Lichtblicke
„Das Leben macht überhaupt keinen Spaß mehr!“, maulte der eine. „Das sagt ausgerechnet einer, der alles hat!“, konterte der andere. Nach dieser kurzen Konversation versanken die beiden Jugendlichen, die wie ich auf den Bus warteten, in dumpfes Schweigen. „Warum so pessimistisch?“, dachte ich und spann den Faden weiter: Menschen, die sich zumindest um Materielles keine Sorgen machen müssen, scheinen offenbar geneigt, solche zu suchen.

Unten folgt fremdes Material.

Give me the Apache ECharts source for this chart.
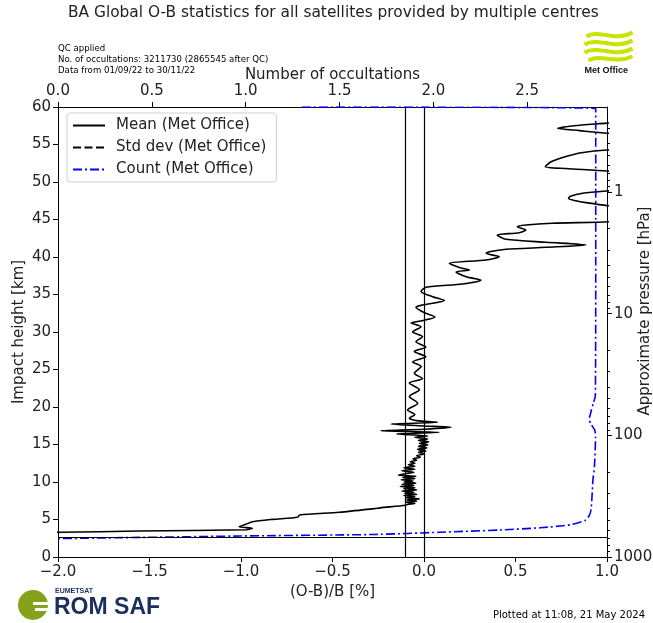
<!DOCTYPE html>
<html>
<head>
<meta charset="utf-8">
<script src="https://cdn.jsdelivr.net/npm/echarts@6/dist/echarts.min.js"></script>
<style>
  html, body { margin: 0; padding: 0; background: #fff; }
  #chart { width: 653px; height: 623px; }
</style>
</head>
<body>
<div id="chart"></div>
<script>
// mean O-B profile (Met Office), height [km] / (O-B)/B [%]
var meanHeight = [60.0, 58.6, 57.85, 57.5, 57.16, 56.85, 56.5, 56.0, 55.0, 54.27, 53.9, 53.4, 52.7, 52.04, 51.8, 51.47, 50.5, 49.5,
    48.8, 48.5, 48.1, 47.8, 47.5, 47.25, 46.85, 46.0, 45.2, 44.7, 44.5, 44.27, 44.04, 43.6, 43.24, 42.93, 42.36, 41.96, 41.6,
    41.29, 41.03, 40.7, 40.5, 40.04, 39.6, 39.16, 38.6, 38.27, 38.0, 37.37, 36.9, 36.4, 35.96, 35.4, 34.7, 34.2, 33.6, 33.3,
    32.6, 32.0, 31.5, 31.2, 30.7, 30.0, 29.4, 28.7, 28.0, 27.4, 26.7, 26.0, 25.4, 24.5, 23.8, 23.2, 22.3, 21.4, 20.5, 19.6,
    19.0, 18.5, 18.18, 17.96, 17.73, 17.47, 17.29, 17.03, 16.84, 16.62, 16.4, 16.13, 15.96, 15.75, 15.55, 15.35, 15.15, 14.95,
    14.75, 14.55, 14.35, 14.15, 13.95, 13.75, 13.5, 13.3, 13.1, 12.9, 12.7, 12.5, 12.3, 12.1, 11.9, 11.7, 11.5, 11.3, 11.1,
    10.9, 10.75, 10.6, 10.45, 10.3, 10.15, 10.0, 9.85, 9.7, 9.55, 9.4, 9.25, 9.1, 8.95, 8.8, 8.65, 8.5, 8.35, 8.2, 8.05, 7.9,
    7.75, 7.6, 7.45, 7.3, 7.15, 7.0, 6.9, 6.55, 6.45, 5.96, 5.6, 5.3, 5.02, 4.71, 4.36, 4.04, 3.83, 3.64, 3.47, 3.29, 3.1];
var meanValue = [1.6, 1.35, 1.0, 0.82, 0.73, 0.85, 1.0, 1.4, 1.6, 1.0, 0.86, 0.776, 0.694, 0.663, 0.776, 1.0, 1.4, 1.4,
    1.0, 0.867, 0.8, 0.79, 0.83, 0.885, 1.0, 1.4, 1.3, 1.01, 0.7, 0.557, 0.51, 0.557, 0.52, 0.4, 0.448, 0.667, 0.885,
    0.667, 0.448, 0.357, 0.339, 0.411, 0.339, 0.138, 0.193, 0.248, 0.175, 0.23, 0.311, 0.21, 0.011, -0.016, 0.047, 0.111, -0.008, -0.044,
    0.0, 0.06, -0.01, -0.07, -0.016, -0.062, -0.008, -0.044, 0.01, -0.053, 0.01, -0.062, -0.016, -0.053, -0.008, -0.08, -0.025, -0.08, -0.034, -0.09,
    -0.05, -0.08, -0.04, 0.074, -0.18, 0.0, 0.148, 0.0, -0.235, 0.084, -0.15, 0.02, -0.05, 0.02, -0.03, 0.025, -0.025, 0.02,
    -0.03, 0.015, -0.035, 0.01, -0.03, 0.0, -0.04, -0.02, -0.06, -0.04, -0.075, -0.05, -0.085, -0.05, -0.11, -0.05, -0.12, -0.055, -0.1,
    -0.14, -0.045, -0.115, -0.05, -0.125, -0.06, -0.11, -0.045, -0.12, -0.055, -0.13, -0.05, -0.11, -0.04, -0.12, -0.055, -0.105, -0.04, -0.11, -0.05, -0.1,
    -0.025, -0.095, -0.04, -0.1, -0.05, -0.09, -0.1, -0.24, -0.27, -0.462, -0.68, -0.69, -0.827, -0.937, -0.973, -1.01, -0.937, -0.97, -1.556, -1.99, -3.0];

// number of occultations (top axis), height [km]
var countHeight = [60.0, 59.8, 40.0, 21.5, 20.5, 19.4, 18.3, 17.6, 16.9, 16.0, 12.0, 10.3, 8.0, 6.3, 5.5, 4.9, 4.3, 3.9, 3.6, 3.3, 3.0, 2.8, 2.45];
var countValue = [1.3, 2.865, 2.865, 2.863, 2.852, 2.84, 2.83, 2.843, 2.86, 2.864, 2.858, 2.85, 2.845, 2.84, 2.83, 2.81, 2.73, 2.57, 2.355, 2.035, 1.68, 0.97, 0.0];

var refLinesX = [-0.1, 0.0];
var refLineHeight = [2.6];

var pressureMajor = [1, 10, 100, 1000];
var pressureMinor = [0.3, 0.4, 0.5, 0.6, 0.7, 0.8, 0.9, 2, 3, 4, 5, 6, 7, 8, 9, 20, 30, 40, 50, 60, 70, 80, 90,
    200, 300, 400, 500, 600, 700, 800, 900];

var meanData = meanHeight.map(function (h, i) { return [meanValue[i], h]; });
var countData = countHeight.map(function (h, i) { return [countValue[i], h]; });

var FONT = 'DejaVu Sans';
var TXT = '#222';

var chart = echarts.init(document.getElementById('chart'));

var axisCommon = {
    axisLine: { show: true, onZero: false, lineStyle: { color: '#000', width: 1 } },
    axisTick: { show: true, length: 5, lineStyle: { color: '#000' } },
    axisLabel: { color: TXT, fontFamily: FONT, fontSize: 15 },
    splitLine: { show: false },
    nameMoveOverlap: false,
    nameTextStyle: { color: TXT, fontFamily: FONT, fontSize: 15 }
};

var gridBox = { left: 58, right: 46, top: 107, bottom: 66, containLabel: false, outerBoundsMode: 'none' };

chart.setOption({
    animation: false,
    title: {
        text: 'BA Global O-B statistics for all satellites provided by multiple centres',
        left: 68,
        top: 5,
        padding: 0,
        textStyle: { fontFamily: FONT, fontSize: 15.4, fontWeight: 'normal', color: TXT }
    },
    grid: [Object.assign({}, gridBox), Object.assign({}, gridBox)],
    legend: {
        orient: 'vertical',
        left: 67,
        top: 113,
        itemWidth: 32,
        itemHeight: 14,
        itemGap: 7,
        padding: [5, 10, 5, 5],
        backgroundColor: 'rgba(255,255,255,0.85)',
        borderColor: '#d0d0d0',
        borderWidth: 1,
        borderRadius: 3,
        itemStyle: { color: 'rgba(0,0,0,0)', borderWidth: 0, opacity: 0 },
        textStyle: { fontFamily: FONT, fontSize: 15, color: TXT, padding: [0, 0, 0, 6] },
        data: ['Mean (Met Office)', 'Std dev (Met Office)', 'Count (Met Office)']
    },
    xAxis: [
        Object.assign({}, axisCommon, {
            type: 'value', position: 'bottom', min: -2, max: 1, interval: 0.5,
            name: '(O-B)/B [%]', nameLocation: 'middle', nameGap: 28,
            axisLabel: Object.assign({}, axisCommon.axisLabel, {
                margin: 8,
                formatter: function (v) { return (v < 0 ? '\u2212' : '') + Math.abs(v).toFixed(1); }
            })
        }),
        Object.assign({}, axisCommon, {
            type: 'value', position: 'top', min: 0, max: 2.925, interval: 0.5,
            name: 'Number of occultations', nameLocation: 'middle', nameGap: 24,
            axisLabel: Object.assign({}, axisCommon.axisLabel, {
                margin: 8, showMaxLabel: false,
                formatter: function (v) { return v.toFixed(1); }
            })
        }),
        { type: 'value', gridIndex: 1, min: 0, max: 1, show: false }
    ],
    yAxis: [
        Object.assign({}, axisCommon, {
            type: 'value', position: 'left', min: 0, max: 60, interval: 5,
            name: 'Impact height [km]', nameLocation: 'middle', nameGap: 31, nameRotate: 90,
            axisLabel: Object.assign({}, axisCommon.axisLabel, { margin: 7 })
        }),
        Object.assign({}, axisCommon, {
            type: 'log', position: 'right', min: 0.2, max: 1000, inverse: true, logBase: 10,
            name: 'Approximate pressure [hPa]', nameLocation: 'middle', nameGap: 31, nameRotate: 90,
            nameTextStyle: { color: TXT, fontFamily: FONT, fontSize: 15, padding: [0, 0, 0, 42] },
            axisTick: { show: true, length: 5, customValues: pressureMajor, lineStyle: { color: '#000' } },
            axisLabel: Object.assign({}, axisCommon.axisLabel, {
                margin: 7, customValues: pressureMajor,
                formatter: function (v) { return String(v); }
            })
        }),
        {
            type: 'log', gridIndex: 1, position: 'right', min: 0.2, max: 1000, inverse: true, logBase: 10,
            axisLine: { show: false, onZero: false },
            axisTick: { show: true, length: 3, customValues: pressureMinor, lineStyle: { color: '#000' } },
            axisLabel: { show: false },
            splitLine: { show: false }
        }
    ],
    series: [
        {
            name: 'Mean (Met Office)',
            type: 'line',
            xAxisIndex: 0, yAxisIndex: 0,
            data: meanData,
            showSymbol: false, symbol: 'none',
            smooth: 0.25,
            clip: true,
            lineStyle: { color: '#000', width: 1.6 },
            itemStyle: { color: '#000' },
            markLine: {
                silent: true, symbol: 'none', label: { show: false },
                lineStyle: { color: '#000', width: 1.2, type: 'solid' },
                data: refLinesX.map(function (v) { return { xAxis: v }; })
                    .concat(refLineHeight.map(function (v) { return { yAxis: v }; }))
            }
        },
        {
            name: 'Std dev (Met Office)',
            type: 'line',
            xAxisIndex: 0, yAxisIndex: 0,
            data: [],
            symbol: 'none',
            lineStyle: { color: '#000', width: 1.6, type: [8, 3.5] },
            itemStyle: { color: '#000' }
        },
        {
            name: 'Count (Met Office)',
            type: 'line',
            xAxisIndex: 1, yAxisIndex: 0,
            data: countData,
            showSymbol: false, symbol: 'none',
            smooth: 0.2,
            clip: true,
            lineStyle: { color: '#0000ff', width: 1.6, type: [9, 3, 2, 3] },
            itemStyle: { color: '#0000ff' }
        }
    ],
    graphic: [
        { type: 'text', left: 58, top: 44, style: { text: 'QC applied', font: '8.6px "DejaVu Sans"', fill: '#000' } },
        { type: 'text', left: 58, top: 55, style: { text: 'No. of occultations: 3211730 (2865545 after QC)', font: '8.6px "DejaVu Sans"', fill: '#000' } },
        { type: 'text', left: 58, top: 66, style: { text: 'Data from 01/09/22 to 30/11/22', font: '8.6px "DejaVu Sans"', fill: '#000' } },
        { type: 'text', right: 8, top: 610, style: { text: 'Plotted at 11:08, 21 May 2024', font: '10px "DejaVu Sans"', fill: '#000' } },
        // Met Office logo
        {
            type: 'group', left: 582, top: 30,
            children: [
                { type: 'bezierCurve', shape: { x1: 2, y1: 6, cpx1: 14, cpy1: -2, cpx2: 30, cpy2: 12, x2: 48, y2: 2 }, style: { stroke: '#c8e400', lineWidth: 4, fill: null } },
                { type: 'bezierCurve', shape: { x1: 0, y1: 14, cpx1: 14, cpy1: 6, cpx2: 30, cpy2: 20, x2: 48, y2: 10 }, style: { stroke: '#c8e400', lineWidth: 4, fill: null } },
                { type: 'bezierCurve', shape: { x1: 0, y1: 22, cpx1: 14, cpy1: 14, cpx2: 30, cpy2: 28, x2: 48, y2: 18 }, style: { stroke: '#c8e400', lineWidth: 4, fill: null } },
                { type: 'bezierCurve', shape: { x1: 4, y1: 30, cpx1: 16, cpy1: 23, cpx2: 30, cpy2: 34, x2: 48, y2: 26 }, style: { stroke: '#c8e400', lineWidth: 4, fill: null } },
                { type: 'text', x: 0, y: 36, style: { text: 'Met Office', font: 'bold 9px "Liberation Sans Narrow", "Liberation Sans"', fill: '#111' } }
            ]
        },
        // ROM SAF logo
        {
            type: 'group', left: 18, top: 588,
            children: [
                { type: 'circle', shape: { cx: 16, cy: 17, r: 15 }, style: { fill: '#86a21c' } },
                { type: 'rect', shape: { x: 16, y: 14, width: 16, height: 3 }, style: { fill: '#fff' } },
                { type: 'rect', shape: { x: 18, y: 20, width: 14, height: 3 }, style: { fill: '#fff' } },
                { type: 'text', x: 38, y: 0, style: { text: 'EUMETSAT', font: 'bold 7px "Liberation Sans"', fill: '#1b2f5e' } },
                { type: 'text', x: 37, y: 8, style: { text: 'ROM SAF', font: 'bold 23px "Liberation Sans Narrow", "Liberation Sans"', fill: '#1b2f5e' } }
            ]
        }
    ]
});

window.addEventListener('resize', function () {
    chart.resize();
});
</script>
</body>
</html>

Wobei die Sinnfrage in diesem Fall nur kurz an die Oberfläche gedrungen ist. Als die Burschen in den Bus stiegen, war schon wieder aufgekratzt von der nächsten Party und wer da wohl alles auftauchen würde die Rede.
Spaß. Freude. Zwei Begrifflichkeiten, die zugegebenermaßen mit der derzeitigen Situation oft nur schwer in Einklang zu bringen sind. Dass junge Menschen da zuweilen die Perspektive verlieren, ist nachvollziehbar. Sie müssen das Leben schließlich erst noch stemmen. Umso schöner ist es, wenn sie es anpacken. Unlängst war mir diesbezüglich ein besonderes Erlebnis beschieden. Unter einem Gipfelkreuz auf 2000 Metern Seehöhe machte ein junger Mann seiner Freundin einen Heiratsantrag. Er ging vor ihr auf die Knie, die kleine Schachtel mit dem Diamantring parat, und bat um ihre Hand. Nach einem kurzen Moment der Überraschung kam das erhoffte Ja. Laut und deutlich. Bis dahin war ich der Meinung, solches kommt nur in Kitschsendungen wie „Zwischen Tüll und Tränen“ vor. Die Realität belehrte mich eines im wahrsten Sinne des Wortes Besseren. Ich denke oft an diese Szene zurück, und sie berührt mich noch immer. Lichtblicke in etwas düsteren Zeiten. Nie waren sie wertvoller als heute.